▶ **Problem description**
Exact reproduction of the data is required, with images excluded.
++++
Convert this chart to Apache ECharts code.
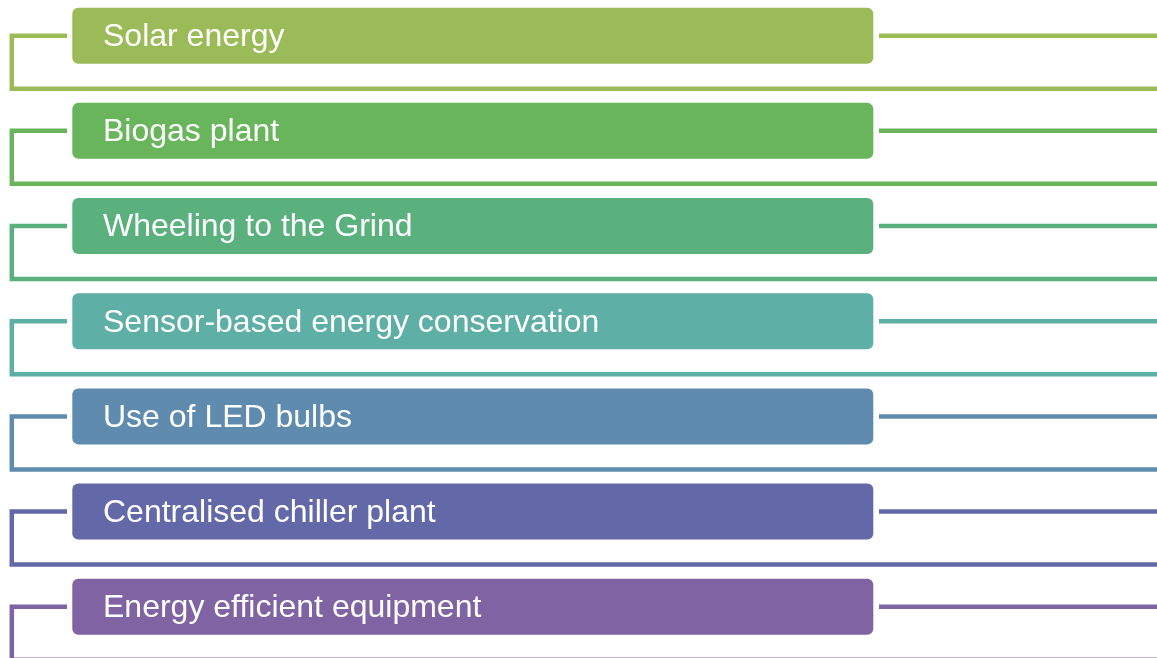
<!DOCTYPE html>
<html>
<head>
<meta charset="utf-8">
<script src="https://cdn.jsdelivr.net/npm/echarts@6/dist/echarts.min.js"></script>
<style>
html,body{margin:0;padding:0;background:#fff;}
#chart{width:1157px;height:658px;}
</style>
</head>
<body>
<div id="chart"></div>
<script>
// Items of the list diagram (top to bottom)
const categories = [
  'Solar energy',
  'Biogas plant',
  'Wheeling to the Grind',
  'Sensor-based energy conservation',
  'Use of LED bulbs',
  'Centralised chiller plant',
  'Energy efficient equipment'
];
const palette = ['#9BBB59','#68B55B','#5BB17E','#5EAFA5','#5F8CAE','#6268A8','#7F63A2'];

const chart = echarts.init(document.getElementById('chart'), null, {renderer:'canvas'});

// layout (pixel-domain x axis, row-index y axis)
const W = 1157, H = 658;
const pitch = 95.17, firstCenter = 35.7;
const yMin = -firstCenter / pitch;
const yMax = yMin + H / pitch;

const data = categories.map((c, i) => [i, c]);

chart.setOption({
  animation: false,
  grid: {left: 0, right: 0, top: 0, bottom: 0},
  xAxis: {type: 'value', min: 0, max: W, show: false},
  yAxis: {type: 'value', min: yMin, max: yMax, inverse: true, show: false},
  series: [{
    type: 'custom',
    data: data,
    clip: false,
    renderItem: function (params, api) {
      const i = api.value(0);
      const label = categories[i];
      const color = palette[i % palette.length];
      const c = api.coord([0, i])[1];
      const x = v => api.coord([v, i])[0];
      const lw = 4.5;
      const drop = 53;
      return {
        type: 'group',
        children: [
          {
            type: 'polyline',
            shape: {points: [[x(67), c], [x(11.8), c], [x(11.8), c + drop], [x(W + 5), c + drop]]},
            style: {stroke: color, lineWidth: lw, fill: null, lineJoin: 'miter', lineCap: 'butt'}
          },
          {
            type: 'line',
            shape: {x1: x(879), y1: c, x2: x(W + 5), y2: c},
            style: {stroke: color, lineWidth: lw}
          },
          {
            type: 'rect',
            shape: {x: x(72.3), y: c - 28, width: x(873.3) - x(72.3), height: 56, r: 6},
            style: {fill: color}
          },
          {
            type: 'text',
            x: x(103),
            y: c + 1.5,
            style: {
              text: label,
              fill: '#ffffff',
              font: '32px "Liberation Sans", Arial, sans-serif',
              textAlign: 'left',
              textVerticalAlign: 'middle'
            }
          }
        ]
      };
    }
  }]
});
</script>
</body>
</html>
++++
▶ **Result for this task**
Convert this chart to Apache ECharts code.
<!DOCTYPE html>
<html>
<head>
<meta charset="utf-8">
<script src="https://cdn.jsdelivr.net/npm/echarts@6/dist/echarts.min.js"></script>
<style>
html,body{margin:0;padding:0;background:#fff;}
#chart{width:1157px;height:658px;}
</style>
</head>
<body>
<div id="chart"></div>
<script>
// Items of the list diagram (top to bottom)
const categories = [
  'Solar energy',
  'Biogas plant',
  'Wheeling to the Grind',
  'Sensor-based energy conservation',
  'Use of LED bulbs',
  'Centralised chiller plant',
  'Energy efficient equipment'
];
const palette = ['#9BBB59','#68B55B','#5BB17E','#5EAFA5','#5F8CAE','#6268A8','#7F63A2'];

const chart = echarts.init(document.getElementById('chart'), null, {renderer:'canvas'});

// layout (pixel-domain x axis, row-index y axis)
const W = 1157, H = 658;
const pitch = 95.17, firstCenter = 35.7;
const yMin = -firstCenter / pitch;
const yMax = yMin + H / pitch;

const data = categories.map((c, i) => [i, c]);

chart.setOption({
  animation: false,
  grid: {left: 0, right: 0, top: 0, bottom: 0},
  xAxis: {type: 'value', min: 0, max: W, show: false},
  yAxis: {type: 'value', min: yMin, max: yMax, inverse: true, show: false},
  series: [{
    type: 'custom',
    data: data,
    clip: false,
    renderItem: function (params, api) {
      const i = api.value(0);
      const label = categories[i];
      const color = palette[i % palette.length];
      const c = api.coord([0, i])[1];
      const x = v => api.coord([v, i])[0];
      const lw = 4.5;
      const drop = 53;
      return {
        type: 'group',
        children: [
          {
            type: 'polyline',
            shape: {points: [[x(67), c], [x(11.8), c], [x(11.8), c + drop], [x(W + 5), c + drop]]},
            style: {stroke: color, lineWidth: lw, fill: null, lineJoin: 'miter', lineCap: 'butt'}
          },
          {
            type: 'line',
            shape: {x1: x(879), y1: c, x2: x(W + 5), y2: c},
            style: {stroke: color, lineWidth: lw}
          },
          {
            type: 'rect',
            shape: {x: x(72.3), y: c - 28, width: x(873.3) - x(72.3), height: 56, r: 6},
            style: {fill: color}
          },
          {
            type: 'text',
            x: x(103),
            y: c + 1.5,
            style: {
              text: label,
              fill: '#ffffff',
              font: '32px "Liberation Sans", Arial, sans-serif',
              textAlign: 'left',
              textVerticalAlign: 'middle'
            }
          }
        ]
      };
    }
  }]
});
</script>
</body>
</html>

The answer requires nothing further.